Microchip can alleviate frustrations by including a meaningful Quick-Start Check List that explains how to load software, where to check for updates, how to ensure users have the latest updates, how to install and start updated software, and so on. Only after users go through those steps should Microchip explain in detail what the software does and have users run a sample program. Also, instructions on how to use software should come after instructions on how to load and initialize it.

The first hardware/software project for the Mechatronics Demo Board will let a pushbutton control an LED. The project's software “debounces” the pushbutton and turns an LED on or off. Instructions show how to connect two jumpers and then refer me to “PICkit 1 Flash Starter Kit User's Guide (DS40051): Exercise 2.”(Microchip introduced the earlier PICkit 1 some time ago.) Thankfully, the PICDEM Mechatronics CD-ROM includes the needed user's guides, application notes, and data sheets. But, the project should refer users to Lesson 1 in the PICkit 1 manual, not to Exercise 2.

Unfortunately, Microchip provides incomplete descriptions of how to compile, load, and run the project code. The pushbutton/LED project, for example, explains where to find the code and how to load it into the IDE. OK, I loaded the appropriate project file, now what? The information in the PICkit 1 manual describes three different programs. But you can't load software you don't know how to find. After spending time with software updates and tracking down documentation, I had neither time nor energy to try even the simple LED project.

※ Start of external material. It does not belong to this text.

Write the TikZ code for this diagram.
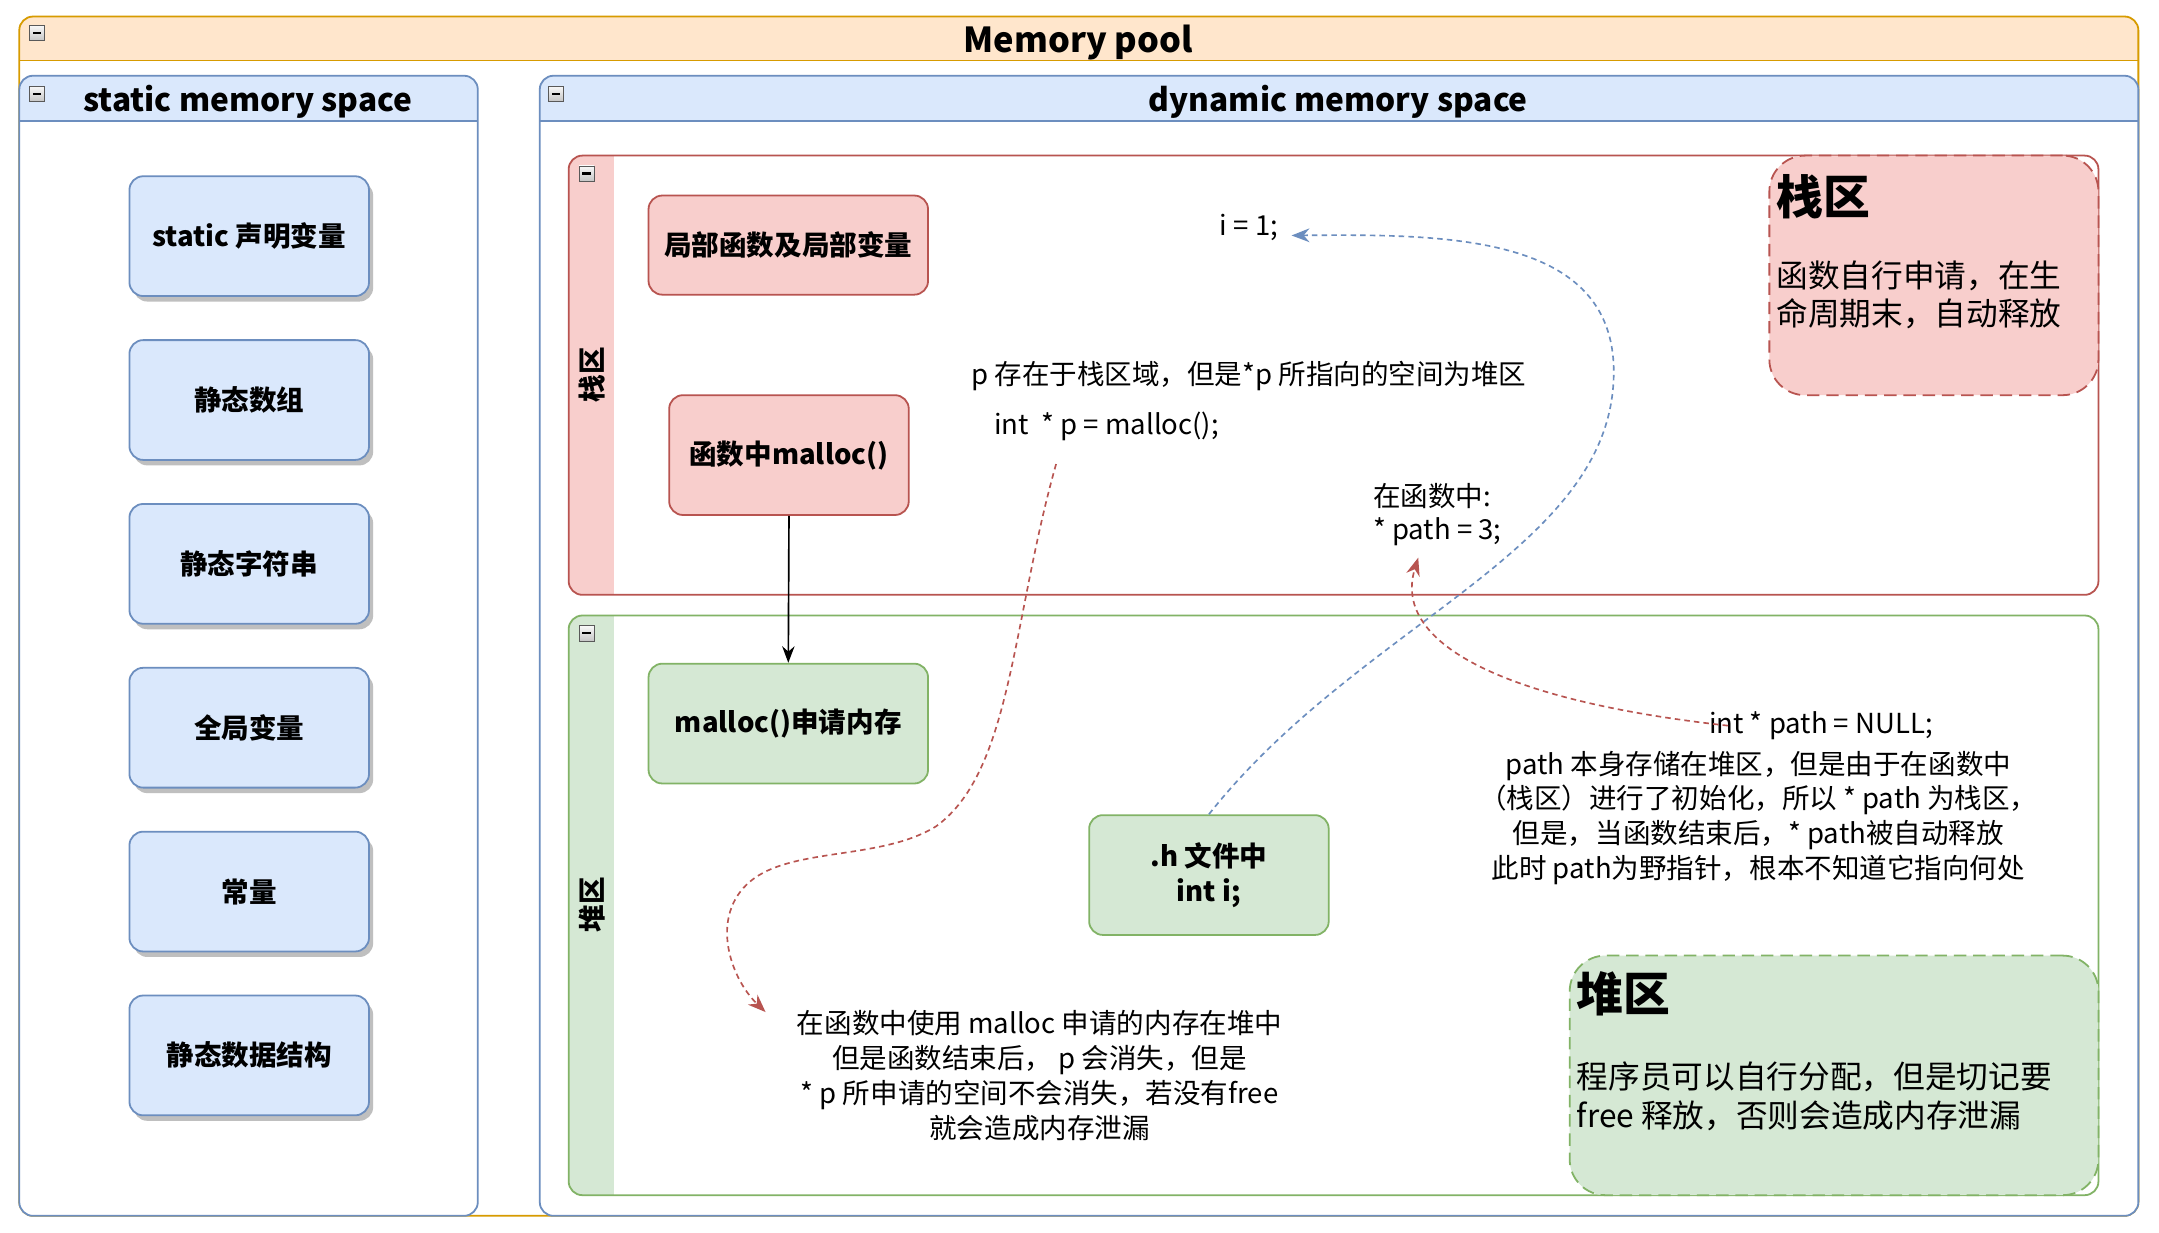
\documentclass[tikz,border=0pt]{standalone}
\usepackage{fontspec}
\setmainfont{Noto Sans CJK SC}
\usetikzlibrary{arrows.meta,shadows}
\definecolor{ofill}{HTML}{FFE6CC}
\definecolor{ostroke}{HTML}{D79B00}
\definecolor{bfill}{HTML}{DAE8FC}
\definecolor{bstroke}{HTML}{6C8EBF}
\definecolor{rfill}{HTML}{F8CECC}
\definecolor{rstroke}{HTML}{B85450}
\definecolor{gfill}{HTML}{D5E8D4}
\definecolor{gstroke}{HTML}{82B366}
% header panel: x1,y1,x2,y2,yheader,fill,stroke
\newcommand{\hdrpanel}[7]{%
  \begin{scope}
    \clip[rounded corners=10pt] (#1,#2) rectangle (#3,#4);
    \fill[white] (#1,#2) rectangle (#3,#4);
    \fill[#6] (#1,#2) rectangle (#3,#5);
  \end{scope}
  \draw[#7, line width=1.3pt, rounded corners=10pt] (#1,#2) rectangle (#3,#4);
  \draw[#7, line width=1.3pt] (#1,#5) -- (#3,#5);
}
% swimlane panel: x1,y1,x2,y2,xstrip,fill,stroke
\newcommand{\lanepanel}[7]{%
  \begin{scope}
    \clip[rounded corners=10pt] (#1,#2) rectangle (#3,#4);
    \fill[white] (#1,#2) rectangle (#3,#4);
    \fill[#6] (#1,#2) rectangle (#5,#4);
  \end{scope}
  \draw[#7, line width=1.3pt, rounded corners=10pt] (#1,#2) rectangle (#3,#4);
}
\begin{document}
\begin{tikzpicture}[x=1pt,y=-1pt,
  collapse/.style={draw=gray!70!black, line width=0.6pt, top color=gray!5, bottom color=gray!45,
    minimum width=11pt, minimum height=11pt, inner sep=0pt,
    path picture={\draw[black, line width=1.6pt] ([xshift=-3pt]path picture bounding box.center) -- ([xshift=3pt]path picture bounding box.center);}},
  boxtxt/.style={font=\bfseries\fontsize{20}{25}\selectfont, align=center},
  sbox/.style={boxtxt, draw=bstroke, fill=bfill, line width=1.3pt, rounded corners=10pt,
    minimum width=174pt, minimum height=87pt,
    drop shadow={shadow xshift=3pt, shadow yshift=-4pt, fill=black!25, opacity=1}},
  rbox/.style={boxtxt, draw=rstroke, fill=rfill, line width=1.3pt, rounded corners=10pt},
  gbox/.style={boxtxt, draw=gstroke, fill=gfill, line width=1.3pt, rounded corners=10pt},
  txt/.style={font=\fontsize{20}{25.3}\selectfont, align=center, inner sep=0pt},
  title/.style={font=\bfseries\fontsize{23}{28}\selectfont, inner sep=0pt},
  lanelbl/.style={font=\bfseries\fontsize{20}{24}\selectfont, rotate=90, inner sep=0pt},
  calltitle/.style={font=\bfseries\fontsize{34}{38}\selectfont, anchor=west, inner sep=0pt},
  calltxt/.style={font=\fontsize{23}{28}\selectfont, anchor=west, align=left, inner sep=0pt},
  dashb/.style={draw=bstroke, line width=1.2pt, dash pattern=on 4pt off 3pt, -{Stealth[length=13pt,width=10pt]}},
  dashr/.style={draw=rstroke, line width=1.2pt, dash pattern=on 4pt off 3pt, -{Stealth[length=13pt,width=10pt]}}
]
\useasboundingbox[fill=white] (0,0) rectangle (1568,895);

% Memory pool
\hdrpanel{14}{12}{1553}{883}{44}{ofill}{ostroke}
\node[title, font=\bfseries\fontsize{25}{30}\selectfont] (mp) at (783,31) {Memory pool};
\node[collapse] (c1) at (27,24) {};

% static memory space
\hdrpanel{14}{55}{347}{883}{88}{bfill}{bstroke}
\node[title] (sms) at (180,74) {static memory space};
\node[collapse] (c2) at (27,68) {};

% dynamic memory space
\hdrpanel{392}{55}{1553}{883}{88}{bfill}{bstroke}
\node[title] (dms) at (972,74) {dynamic memory space};
\node[collapse] (c3) at (404,68) {};

% stack lane
\lanepanel{413}{113}{1524}{432}{446}{rfill}{rstroke}
\node[lanelbl] (stl) at (430,272) {栈区};
\node[collapse] (c4) at (426,126) {};

% heap lane
\lanepanel{413}{447}{1524}{868}{446}{gfill}{gstroke}
\node[lanelbl] (hpl) at (430,657) {堆区};
\node[collapse] (c5) at (426,460) {};

% static boxes
\node[sbox] (s1) at (181,171.5) {static 声明变量};
\node[sbox] (s2) at (181,290.5) {静态数组};
\node[sbox] (s3) at (181,409.5) {静态字符串};
\node[sbox] (s4) at (181,528.5) {全局变量};
\node[sbox] (s5) at (181,647.5) {常量};
\node[sbox] (s6) at (181,766.5) {静态数据结构};

% stack boxes
\node[rbox, minimum width=203pt, minimum height=72pt] (ra) at (572.5,178) {局部函数及局部变量};
\node[rbox, minimum width=174pt, minimum height=87pt] (rb) at (573,330.5) {函数中malloc()};

% heap boxes
\node[gbox, minimum width=203pt, minimum height=87pt] (ga) at (572.5,525.5) {malloc()申请内存};
\node[gbox, minimum width=174pt, minimum height=87pt] (gb) at (878,635.5) {.h 文件中\\int i;};

\draw[black, line width=1.2pt, -{Stealth[length=12pt,width=9pt]}] (rb.south) -- (ga.north);

% callouts
\node[draw=rstroke, fill=rfill, line width=1.3pt, dash pattern=on 9pt off 5pt, rounded corners=26pt,
  minimum width=239pt, minimum height=174pt, inner sep=0pt] (sc) at (1404.5,200) {};
\node[calltitle] (sct) at (1290,143) {栈区};
\node[calltxt] (scb) at (1290,214) {函数自行申请，在生\\命周期末，自动释放};

\node[draw=gstroke, fill=gfill, line width=1.3pt, dash pattern=on 9pt off 5pt, rounded corners=26pt,
  minimum width=384pt, minimum height=174pt, inner sep=0pt] (hc) at (1332,781) {};
\node[calltitle] (hct) at (1145,722) {堆区};
\node[calltxt] (hcb) at (1145,796) {程序员可以自行分配，但是切记要\\free 释放，否则会造成内存泄漏};

% texts
\node[txt] (i1) at (907,165) {i = 1;};
\node[txt] (pnote) at (907,273) {p 存在于栈区域，但是*p 所指向的空间为堆区};
\node[txt, anchor=west] (pcode) at (722,310) {int\ \ * p = malloc();};
\node[txt, anchor=west, align=left, font=\fontsize{20}{24}\selectfont] (fn) at (997,374) {在函数中:\\* path = 3;};
\node[txt, anchor=west] (nullc) at (1241,527) {int * path = NULL;};
\node[txt] (rpara) at (1277,594) {path 本身存储在堆区，但是由于在函数中\\（栈区）进行了初始化，所以 * path 为栈区，\\但是，当函数结束后，* path被自动释放\\此时 path为野指针，根本不知道它指向何处};
\node[txt] (bpara) at (755,781) {在函数中使用 malloc 申请的内存在堆中\\但是函数结束后，\ p 会消失，但是\\* p 所申请的空间不会消失，若没有free\\就会造成内存泄漏};

% connector coordinates
\coordinate (iend) at (938,171);
\coordinate (r1s) at (767,337);
\coordinate (r1e) at (556,735);
\coordinate (r2s) at (1255,527);
\coordinate (r2e) at (1030,405);

\draw[dashb] (gb.north) .. controls (990,450) and (1172,400) .. (1172,270)
  .. controls (1172,170) and (1050,170) .. (iend);
\draw[dashr] (r1s) .. controls (735,450) and (735,560) .. (680,600)
  .. controls (640,625) and (575,615) .. (545,640)
  .. controls (515,665) and (530,710) .. (r1e);
\draw[dashr] (r2s) .. controls (1100,510) and (1010,470) .. (r2e);
\end{tikzpicture}
\end{document}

Microchip has put together a powerful mechatronics demonstration board, but the documentation and project instructions present a mish mash of information that will defy all but the most resolute developer. It's sad to see all the interesting peripherals on the demo board go to waste for the want of clear step-by-step instructions that would help developers understand not only how the peripheral devices work with software, but how to get the most out of the powerful Microchip tools.